==== Data shown ====

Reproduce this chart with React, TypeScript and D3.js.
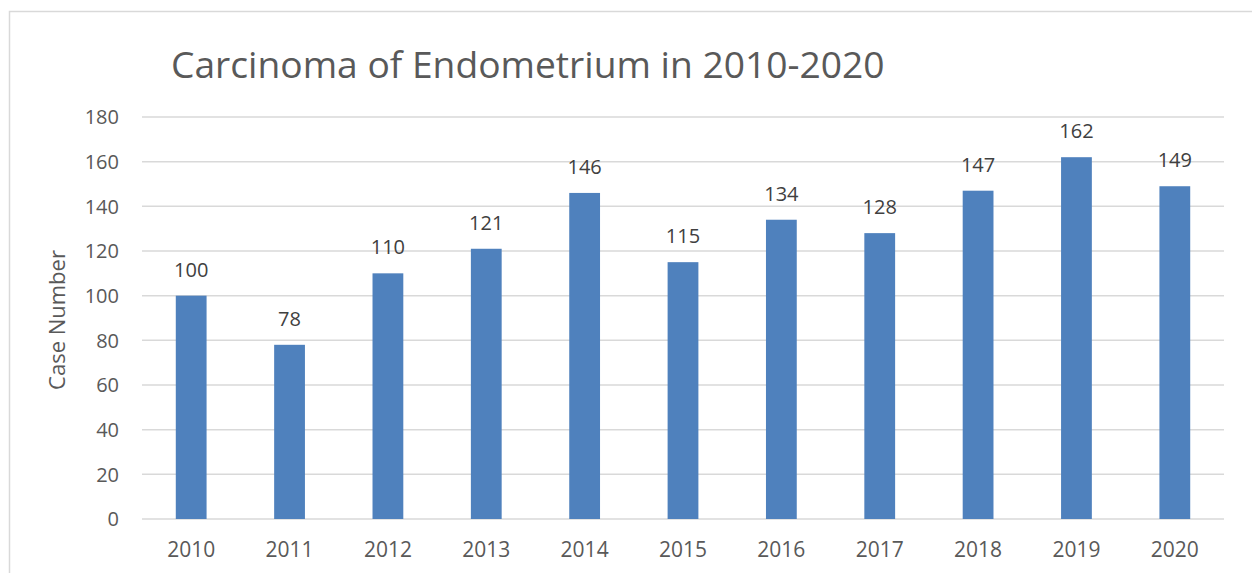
import React from "react";
import * as d3 from "d3";

const years = ["2010", "2011", "2012", "2013", "2014", "2015", "2016", "2017", "2018", "2019", "2020"];
const cases = [100, 78, 110, 121, 146, 115, 134, 128, 147, 162, 149];
const yTicks = [0, 20, 40, 60, 80, 100, 120, 140, 160, 180];
const title = "Carcinoma of Endometrium in 2010-2020";
const yTitle = "Case Number";

const W = 1252;
const H = 573;
const FONT = "'Open Sans', 'Liberation Sans', sans-serif";

export default function App() {
  const x = d3.scaleBand<string>().domain(years).range([142, 1224]).paddingInner(0.687).paddingOuter(0.3435);
  const y = d3.scaleLinear().domain([0, 180]).range([519, 117]);
  return (
    <svg width={W} height={H} style={{ position: "absolute", left: 0, top: 0, background: "#fff" }} fontFamily={FONT}>
      <rect x={9.5} y={11.5} width={1300} height={700} fill="#fff" stroke="#D9D9D9" strokeWidth={1.5} />
      <text x={171} y={78} fontSize={37.2} fill="#595959">{title}</text>
      {yTicks.map((t) => (
        <g key={t}>
          <line x1={142} x2={1224} y1={y(t)} y2={y(t)} stroke="#D9D9D9" strokeWidth={1.5} />
          <text x={119} y={y(t)} dy="0.36em" textAnchor="end" fontSize={20} fill="#595959">{t}</text>
        </g>
      ))}
      {years.map((yr, i) => (
        <g key={yr}>
          <rect x={x(yr)!} y={y(cases[i])} width={x.bandwidth()} height={y(0) - y(cases[i])} fill="#4F81BD" />
          <text x={x(yr)! + x.bandwidth() / 2} y={y(cases[i]) - 19} textAnchor="middle" fontSize={20} fill="#404040">{cases[i]}</text>
          <text x={x(yr)! + x.bandwidth() / 2} y={557} textAnchor="middle" fontSize={21} fill="#595959">{yr}</text>
        </g>
      ))}
      <text transform="translate(65,320) rotate(-90)" textAnchor="middle" fontSize={22} fill="#595959">{yTitle}</text>
    </svg>
  );
}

====

Task goal: Ignore the images and quote every line of the listing exactly.

Exercise solution:
Reproduce this chart with React, TypeScript and D3.js.
import React from "react";
import * as d3 from "d3";

const years = ["2010", "2011", "2012", "2013", "2014", "2015", "2016", "2017", "2018", "2019", "2020"];
const cases = [100, 78, 110, 121, 146, 115, 134, 128, 147, 162, 149];
const yTicks = [0, 20, 40, 60, 80, 100, 120, 140, 160, 180];
const title = "Carcinoma of Endometrium in 2010-2020";
const yTitle = "Case Number";

const W = 1252;
const H = 573;
const FONT = "'Open Sans', 'Liberation Sans', sans-serif";

export default function App() {
  const x = d3.scaleBand<string>().domain(years).range([142, 1224]).paddingInner(0.687).paddingOuter(0.3435);
  const y = d3.scaleLinear().domain([0, 180]).range([519, 117]);
  return (
    <svg width={W} height={H} style={{ position: "absolute", left: 0, top: 0, background: "#fff" }} fontFamily={FONT}>
      <rect x={9.5} y={11.5} width={1300} height={700} fill="#fff" stroke="#D9D9D9" strokeWidth={1.5} />
      <text x={171} y={78} fontSize={37.2} fill="#595959">{title}</text>
      {yTicks.map((t) => (
        <g key={t}>
          <line x1={142} x2={1224} y1={y(t)} y2={y(t)} stroke="#D9D9D9" strokeWidth={1.5} />
          <text x={119} y={y(t)} dy="0.36em" textAnchor="end" fontSize={20} fill="#595959">{t}</text>
        </g>
      ))}
      {years.map((yr, i) => (
        <g key={yr}>
          <rect x={x(yr)!} y={y(cases[i])} width={x.bandwidth()} height={y(0) - y(cases[i])} fill="#4F81BD" />
          <text x={x(yr)! + x.bandwidth() / 2} y={y(cases[i]) - 19} textAnchor="middle" fontSize={20} fill="#404040">{cases[i]}</text>
          <text x={x(yr)! + x.bandwidth() / 2} y={557} textAnchor="middle" fontSize={21} fill="#595959">{yr}</text>
        </g>
      ))}
      <text transform="translate(65,320) rotate(-90)" textAnchor="middle" fontSize={22} fill="#595959">{yTitle}</text>
    </svg>
  );
}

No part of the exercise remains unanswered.